J’ai bien essayé de choisir un des textes proposés (toujours les mêmes auteurs) et de finaliser mon inscription, mais je n’y suis pas parvenue car l’angoisse et l’inconfort prenaient le dessus. Cet inconfort particulier qui émane d’une contradiction : celle de savoir que l’on se force à faire quelque chose contre ses principes, sa morale, ses profondes convictions, sa classe sociale, et que l’on va pourtant faire car « nous n’avons pas le choix pour réussir ».
Alors j’ai implosé et j’ai décidé que c’était terminé. 

Finies les Écoles Nationales. 
Finies cette illusion et cette bataille pour être une des « élues » de l’élite culturelle. 

Les deux Frida, 1939

Je veux avoir le choix de pouvoir faire les choses en adéquation avec ma classe sociale (tant instrumentalisée et méprisée par ce milieu), même si cette société nous fait croire que le travail acharné, jusqu’à s’oublier pour avoir « une grande carrière », est la seule issue à la précarité. 
Elle nous fait croire, aussi, qu’il faut toujours être plus grands, plus forts, toujours plus originaux et différents des autres. Avoir sa propre image de marque. Se vendre. 
Pour toujours plus coller à cette société individualiste et capitaliste ; à l’industrie et à l’esthétique décidée par le marché.

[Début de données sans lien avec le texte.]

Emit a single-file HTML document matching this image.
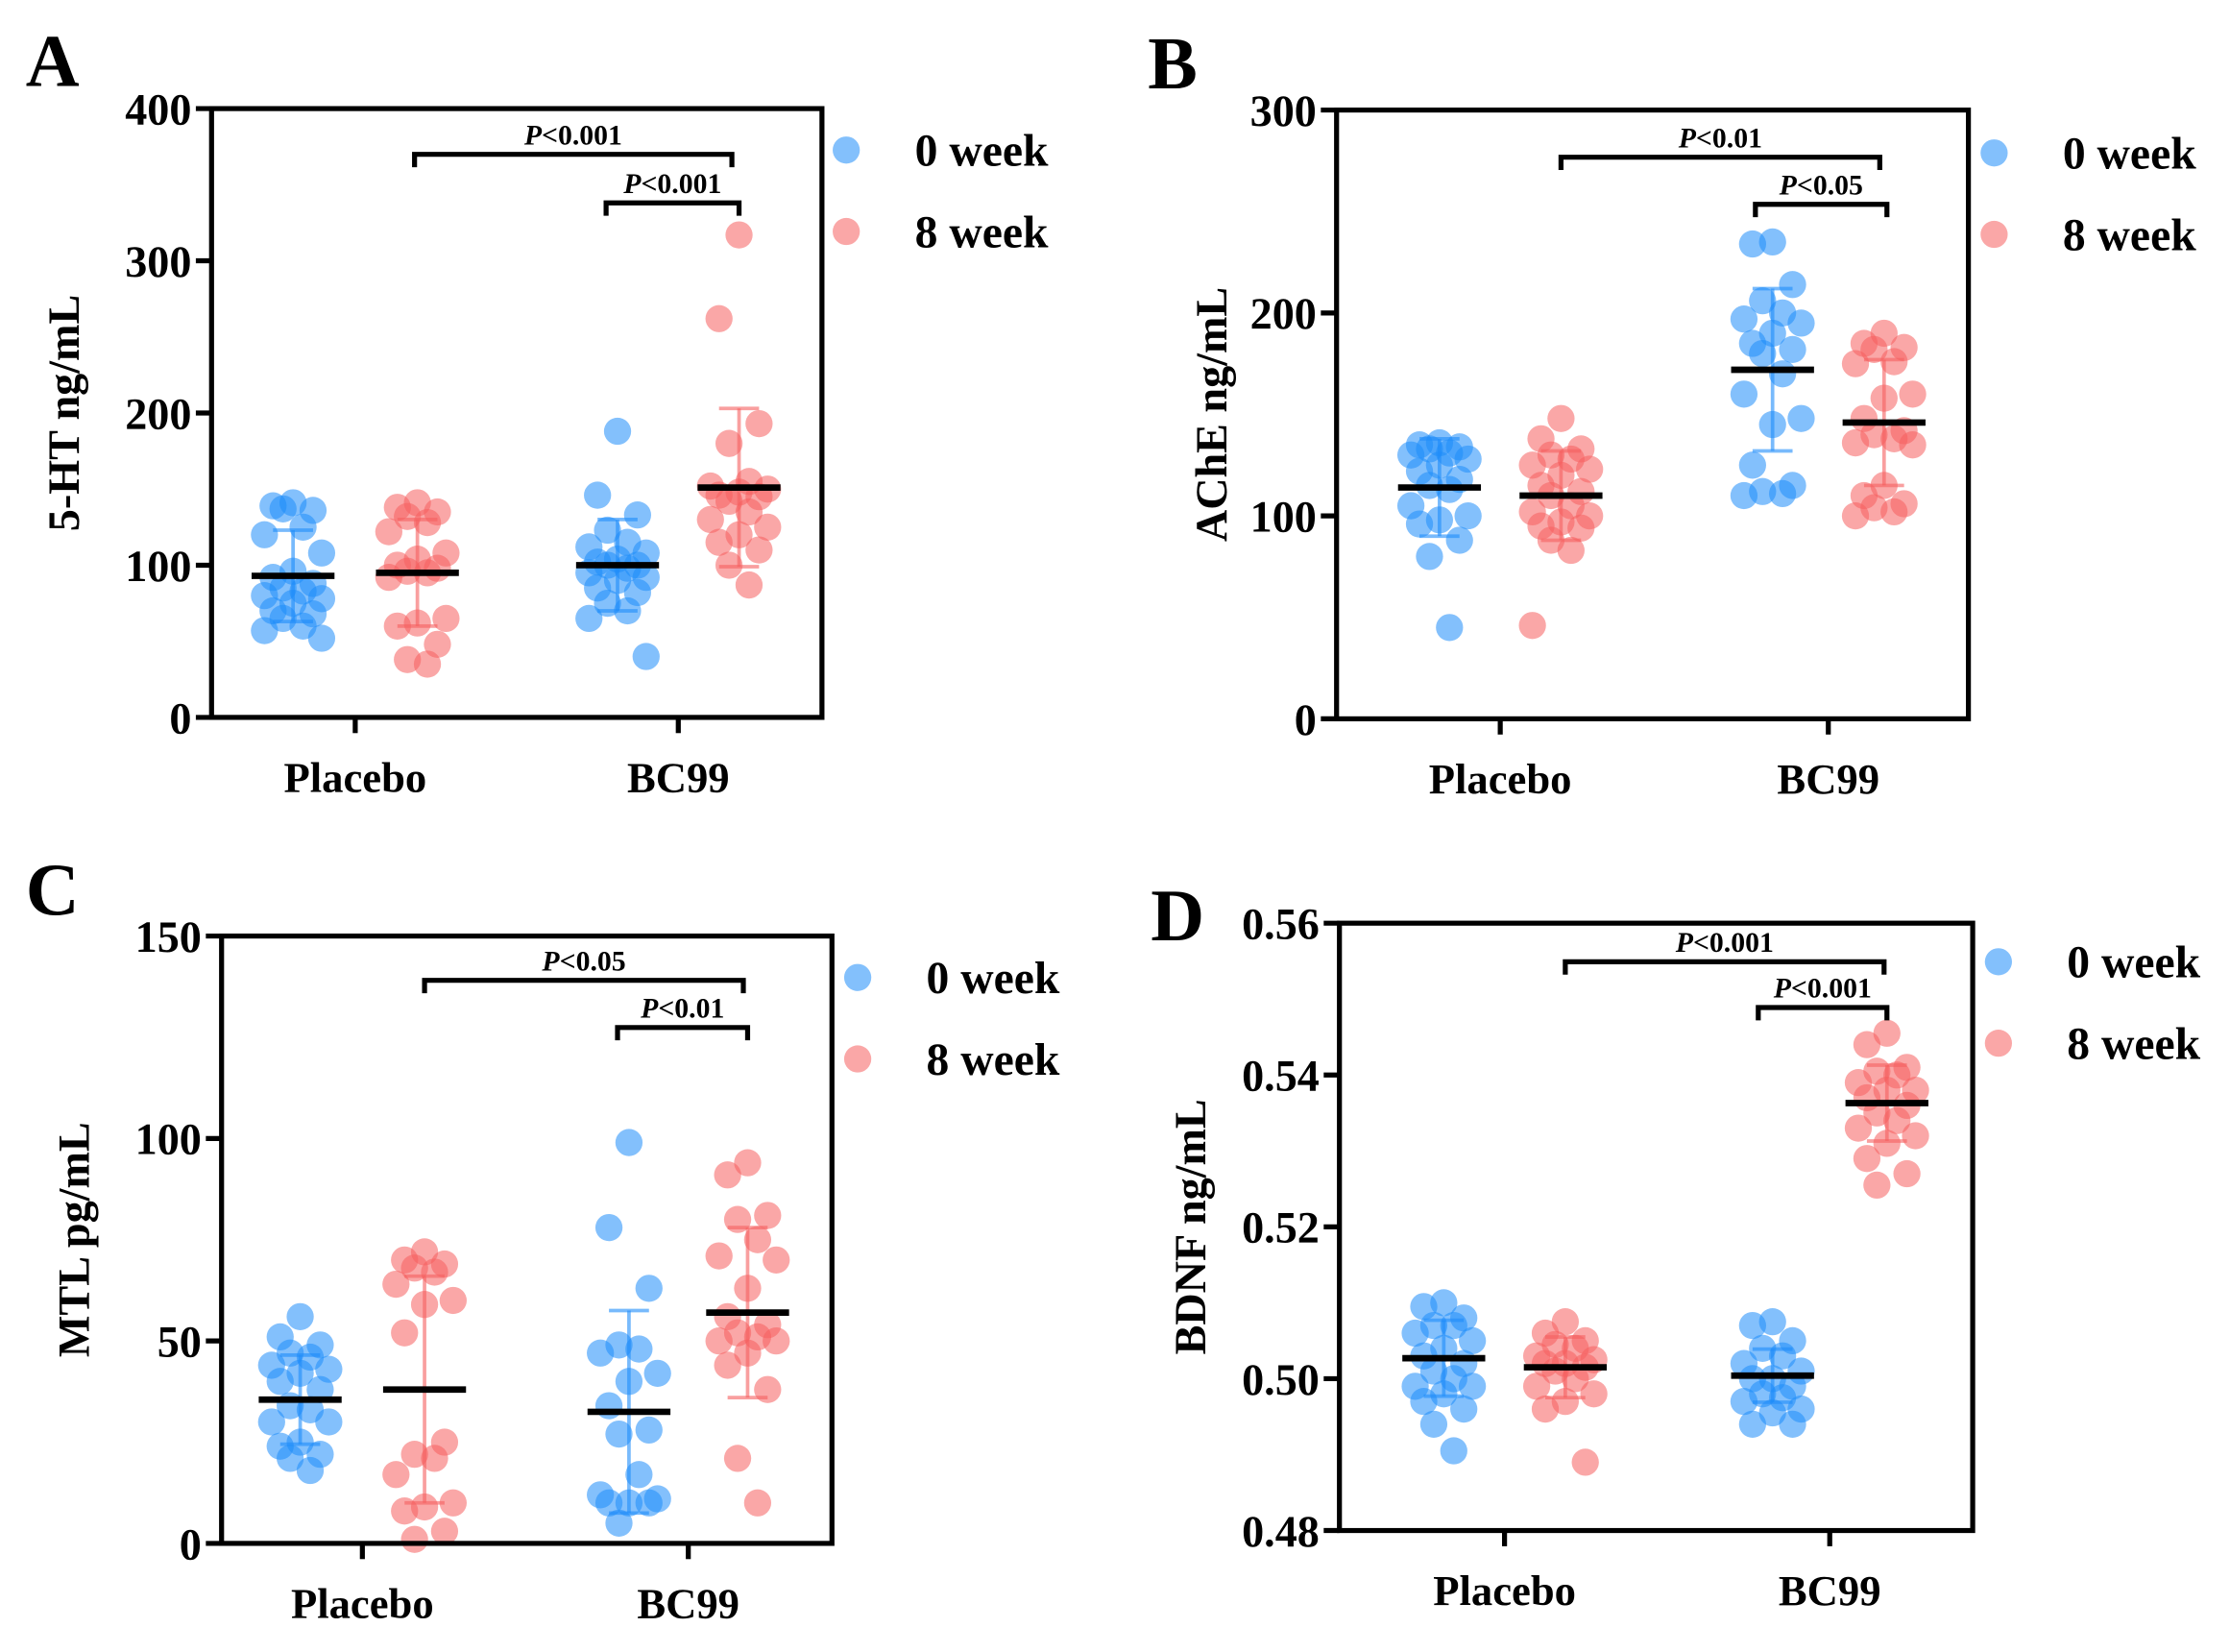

C’est la seule chance de « réussir ».

La promesse néolibérale de « l’accomplissement de soi » et de la « carrière dans le domaine qu’on aime » n’a pas été tenue pour moi. Pire, elle a failli me perdre complètement. 
Je pense souvent que j’ai été « lobotomisée » par le néolibéralisme et que mon « syndrome de l’imposteur » (encore un symptôme qui nous vient tout droit de la méritocratie bourgeoise) m’empêche non seulement de me sentir légitime sans l’aval de ses institutions et des « gens du milieu », mais me culpabilise au point de me faire sentir illégitime à devenir simplement artiste ou militante. 

J’ai grandi et évolué au sein même de ce modèle et Paris fut la dernière pierre posée à l’édifice de mon immense illusion. Celle qui le fit s’effondrer tout entier. 

À moi de retrouver un sens au milieu des gravats.